Some records

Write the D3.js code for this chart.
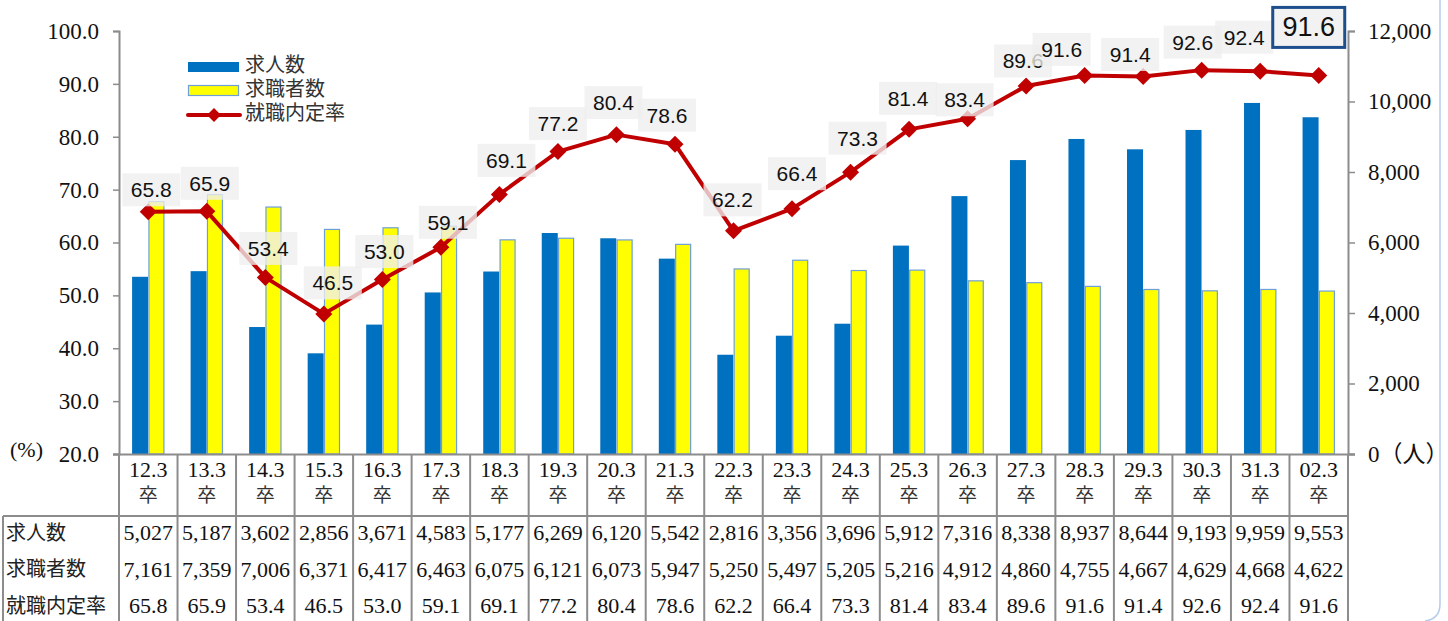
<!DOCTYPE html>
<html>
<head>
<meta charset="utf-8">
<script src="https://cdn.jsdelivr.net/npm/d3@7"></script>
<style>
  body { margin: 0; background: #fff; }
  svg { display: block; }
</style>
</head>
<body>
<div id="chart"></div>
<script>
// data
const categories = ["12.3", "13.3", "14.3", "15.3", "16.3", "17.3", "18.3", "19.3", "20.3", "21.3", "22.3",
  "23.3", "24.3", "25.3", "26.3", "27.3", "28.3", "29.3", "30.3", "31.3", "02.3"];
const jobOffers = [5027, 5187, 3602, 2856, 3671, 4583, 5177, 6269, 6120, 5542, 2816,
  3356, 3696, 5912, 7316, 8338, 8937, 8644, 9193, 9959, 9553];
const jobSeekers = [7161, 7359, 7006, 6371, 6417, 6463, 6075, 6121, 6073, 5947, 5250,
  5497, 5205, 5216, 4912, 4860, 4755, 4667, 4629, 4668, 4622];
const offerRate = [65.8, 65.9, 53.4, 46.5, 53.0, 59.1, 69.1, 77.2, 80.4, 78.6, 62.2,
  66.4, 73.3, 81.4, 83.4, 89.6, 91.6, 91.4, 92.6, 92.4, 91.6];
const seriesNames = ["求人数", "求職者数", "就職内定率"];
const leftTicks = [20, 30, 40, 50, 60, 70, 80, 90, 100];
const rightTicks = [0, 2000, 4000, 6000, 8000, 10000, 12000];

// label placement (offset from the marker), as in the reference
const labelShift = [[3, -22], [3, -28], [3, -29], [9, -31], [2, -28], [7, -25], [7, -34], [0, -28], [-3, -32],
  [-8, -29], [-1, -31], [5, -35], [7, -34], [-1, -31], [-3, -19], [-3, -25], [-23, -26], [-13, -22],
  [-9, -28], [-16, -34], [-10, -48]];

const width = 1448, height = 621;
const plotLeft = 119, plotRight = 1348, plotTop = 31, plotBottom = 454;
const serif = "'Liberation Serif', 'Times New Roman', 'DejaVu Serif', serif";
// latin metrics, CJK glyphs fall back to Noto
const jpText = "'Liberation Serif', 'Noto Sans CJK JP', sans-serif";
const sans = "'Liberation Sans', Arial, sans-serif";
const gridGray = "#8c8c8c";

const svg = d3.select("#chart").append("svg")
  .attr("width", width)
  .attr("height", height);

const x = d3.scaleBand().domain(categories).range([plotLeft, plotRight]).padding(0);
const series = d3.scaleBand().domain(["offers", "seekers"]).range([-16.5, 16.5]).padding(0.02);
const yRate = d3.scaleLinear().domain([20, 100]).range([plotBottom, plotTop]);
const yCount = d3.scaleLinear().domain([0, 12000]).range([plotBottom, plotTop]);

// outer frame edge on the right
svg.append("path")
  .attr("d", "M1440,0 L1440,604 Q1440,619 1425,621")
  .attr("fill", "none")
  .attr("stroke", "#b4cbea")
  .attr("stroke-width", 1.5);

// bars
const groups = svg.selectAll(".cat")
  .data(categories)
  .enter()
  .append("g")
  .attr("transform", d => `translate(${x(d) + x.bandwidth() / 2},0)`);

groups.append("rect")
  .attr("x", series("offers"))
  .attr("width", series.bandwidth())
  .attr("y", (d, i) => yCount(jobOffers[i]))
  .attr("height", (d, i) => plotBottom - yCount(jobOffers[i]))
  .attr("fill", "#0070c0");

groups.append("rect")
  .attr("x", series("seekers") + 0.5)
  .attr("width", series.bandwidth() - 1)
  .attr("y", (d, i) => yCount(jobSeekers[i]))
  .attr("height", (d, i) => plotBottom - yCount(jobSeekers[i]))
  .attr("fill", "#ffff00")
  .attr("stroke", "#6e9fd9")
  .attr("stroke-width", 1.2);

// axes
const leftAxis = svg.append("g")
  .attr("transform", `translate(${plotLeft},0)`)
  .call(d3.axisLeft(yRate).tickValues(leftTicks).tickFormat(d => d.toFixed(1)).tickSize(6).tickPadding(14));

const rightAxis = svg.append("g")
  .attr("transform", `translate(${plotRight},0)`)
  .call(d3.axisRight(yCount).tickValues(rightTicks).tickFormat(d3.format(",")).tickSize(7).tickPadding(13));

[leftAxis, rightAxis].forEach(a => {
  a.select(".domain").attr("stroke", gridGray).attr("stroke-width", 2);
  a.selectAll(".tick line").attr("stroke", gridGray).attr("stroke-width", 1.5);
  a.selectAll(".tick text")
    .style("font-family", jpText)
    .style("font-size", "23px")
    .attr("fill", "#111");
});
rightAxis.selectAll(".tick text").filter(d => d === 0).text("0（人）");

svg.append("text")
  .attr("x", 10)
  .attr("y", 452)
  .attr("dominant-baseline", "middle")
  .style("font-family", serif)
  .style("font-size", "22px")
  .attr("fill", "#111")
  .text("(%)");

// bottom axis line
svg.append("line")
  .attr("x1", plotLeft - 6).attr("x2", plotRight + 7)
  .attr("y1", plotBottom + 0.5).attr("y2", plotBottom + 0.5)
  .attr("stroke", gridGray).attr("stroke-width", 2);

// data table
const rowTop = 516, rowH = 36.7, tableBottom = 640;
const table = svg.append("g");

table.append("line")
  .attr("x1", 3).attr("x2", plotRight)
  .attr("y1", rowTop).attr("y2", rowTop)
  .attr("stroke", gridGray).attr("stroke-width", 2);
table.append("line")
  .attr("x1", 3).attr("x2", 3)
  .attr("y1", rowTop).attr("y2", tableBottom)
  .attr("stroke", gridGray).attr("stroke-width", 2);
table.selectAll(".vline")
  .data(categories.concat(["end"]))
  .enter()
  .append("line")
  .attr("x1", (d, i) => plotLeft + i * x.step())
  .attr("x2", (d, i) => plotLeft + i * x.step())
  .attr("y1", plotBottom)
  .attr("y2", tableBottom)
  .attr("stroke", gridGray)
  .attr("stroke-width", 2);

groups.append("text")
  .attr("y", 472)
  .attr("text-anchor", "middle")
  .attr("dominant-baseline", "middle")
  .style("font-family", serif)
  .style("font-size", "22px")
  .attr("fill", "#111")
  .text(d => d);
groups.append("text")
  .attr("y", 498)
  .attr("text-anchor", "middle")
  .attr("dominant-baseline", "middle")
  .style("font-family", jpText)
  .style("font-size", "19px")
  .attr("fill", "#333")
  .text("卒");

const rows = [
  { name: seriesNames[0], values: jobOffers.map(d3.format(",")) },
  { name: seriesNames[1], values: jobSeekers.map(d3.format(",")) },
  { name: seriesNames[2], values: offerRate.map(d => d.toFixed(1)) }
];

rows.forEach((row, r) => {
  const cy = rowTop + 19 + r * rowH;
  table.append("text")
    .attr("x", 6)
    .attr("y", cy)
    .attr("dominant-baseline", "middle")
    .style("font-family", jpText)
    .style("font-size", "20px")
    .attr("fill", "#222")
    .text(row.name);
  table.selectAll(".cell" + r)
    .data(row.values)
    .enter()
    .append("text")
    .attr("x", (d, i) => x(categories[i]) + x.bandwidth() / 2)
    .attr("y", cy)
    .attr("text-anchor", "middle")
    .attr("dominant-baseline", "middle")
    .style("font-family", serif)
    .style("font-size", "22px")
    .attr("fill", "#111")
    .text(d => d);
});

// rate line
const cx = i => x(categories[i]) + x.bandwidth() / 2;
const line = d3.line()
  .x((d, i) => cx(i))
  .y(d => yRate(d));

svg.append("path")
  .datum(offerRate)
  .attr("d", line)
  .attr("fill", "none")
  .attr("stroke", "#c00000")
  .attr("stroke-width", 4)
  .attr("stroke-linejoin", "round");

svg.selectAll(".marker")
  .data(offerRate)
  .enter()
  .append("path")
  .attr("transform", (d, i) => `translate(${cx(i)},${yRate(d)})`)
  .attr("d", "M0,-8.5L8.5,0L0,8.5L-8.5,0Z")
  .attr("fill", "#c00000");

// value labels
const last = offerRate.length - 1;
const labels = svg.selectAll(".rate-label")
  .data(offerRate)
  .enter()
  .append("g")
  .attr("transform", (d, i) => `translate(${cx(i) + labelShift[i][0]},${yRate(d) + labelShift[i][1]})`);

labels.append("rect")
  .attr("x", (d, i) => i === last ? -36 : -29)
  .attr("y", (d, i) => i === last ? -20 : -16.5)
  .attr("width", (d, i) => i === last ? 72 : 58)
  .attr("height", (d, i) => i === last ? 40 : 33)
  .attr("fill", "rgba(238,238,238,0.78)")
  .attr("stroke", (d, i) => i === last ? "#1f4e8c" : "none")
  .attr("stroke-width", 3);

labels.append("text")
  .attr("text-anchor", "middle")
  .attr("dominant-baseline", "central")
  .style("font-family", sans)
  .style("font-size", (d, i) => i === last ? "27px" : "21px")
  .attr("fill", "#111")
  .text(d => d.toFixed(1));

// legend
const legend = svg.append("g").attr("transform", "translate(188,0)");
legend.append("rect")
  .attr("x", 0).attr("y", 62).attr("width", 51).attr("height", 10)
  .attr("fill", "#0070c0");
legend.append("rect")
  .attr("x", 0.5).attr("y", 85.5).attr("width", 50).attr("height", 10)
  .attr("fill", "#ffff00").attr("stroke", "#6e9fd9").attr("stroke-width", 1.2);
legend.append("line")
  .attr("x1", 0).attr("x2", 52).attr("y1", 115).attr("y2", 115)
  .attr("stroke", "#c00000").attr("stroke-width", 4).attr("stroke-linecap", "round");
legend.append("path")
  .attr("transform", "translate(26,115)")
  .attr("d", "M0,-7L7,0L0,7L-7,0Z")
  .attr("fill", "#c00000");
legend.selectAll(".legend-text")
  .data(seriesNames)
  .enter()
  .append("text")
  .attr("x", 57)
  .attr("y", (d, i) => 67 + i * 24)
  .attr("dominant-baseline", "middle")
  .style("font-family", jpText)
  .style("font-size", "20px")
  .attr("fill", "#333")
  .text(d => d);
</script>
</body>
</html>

---

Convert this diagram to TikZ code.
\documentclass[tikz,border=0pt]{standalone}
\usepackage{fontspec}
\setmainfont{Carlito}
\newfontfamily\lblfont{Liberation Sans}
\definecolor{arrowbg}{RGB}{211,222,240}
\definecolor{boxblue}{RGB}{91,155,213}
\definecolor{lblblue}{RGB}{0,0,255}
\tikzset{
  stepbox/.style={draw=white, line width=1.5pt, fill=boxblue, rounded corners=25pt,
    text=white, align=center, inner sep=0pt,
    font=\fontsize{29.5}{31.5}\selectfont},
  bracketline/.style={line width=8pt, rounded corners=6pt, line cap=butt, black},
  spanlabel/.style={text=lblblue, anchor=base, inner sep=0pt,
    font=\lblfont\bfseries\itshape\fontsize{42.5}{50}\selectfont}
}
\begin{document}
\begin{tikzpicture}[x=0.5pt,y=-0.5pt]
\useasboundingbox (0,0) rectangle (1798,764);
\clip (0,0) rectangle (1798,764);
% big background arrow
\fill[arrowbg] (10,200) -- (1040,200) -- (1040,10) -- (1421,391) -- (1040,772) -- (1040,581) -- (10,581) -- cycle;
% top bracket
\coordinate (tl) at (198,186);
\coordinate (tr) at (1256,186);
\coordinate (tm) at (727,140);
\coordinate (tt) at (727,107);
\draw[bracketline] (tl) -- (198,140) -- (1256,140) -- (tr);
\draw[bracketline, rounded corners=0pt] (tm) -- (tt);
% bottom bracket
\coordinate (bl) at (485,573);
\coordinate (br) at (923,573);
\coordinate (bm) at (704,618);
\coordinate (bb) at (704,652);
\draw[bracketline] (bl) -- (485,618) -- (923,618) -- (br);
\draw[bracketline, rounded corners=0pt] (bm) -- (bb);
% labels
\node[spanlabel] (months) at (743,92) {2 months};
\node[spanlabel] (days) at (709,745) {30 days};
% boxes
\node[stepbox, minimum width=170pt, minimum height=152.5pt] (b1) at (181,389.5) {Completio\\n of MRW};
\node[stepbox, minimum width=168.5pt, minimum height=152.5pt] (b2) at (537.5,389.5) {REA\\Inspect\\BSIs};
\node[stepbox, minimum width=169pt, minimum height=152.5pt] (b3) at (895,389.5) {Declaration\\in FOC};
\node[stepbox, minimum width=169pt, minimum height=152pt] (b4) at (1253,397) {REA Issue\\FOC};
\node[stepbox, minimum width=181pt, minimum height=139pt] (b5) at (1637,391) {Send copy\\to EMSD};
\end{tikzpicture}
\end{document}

:: Exercise brief ::
Find the number of lines in which the word "chart" occurs, and write nothing but that number.

:: Output for this exercise ::
3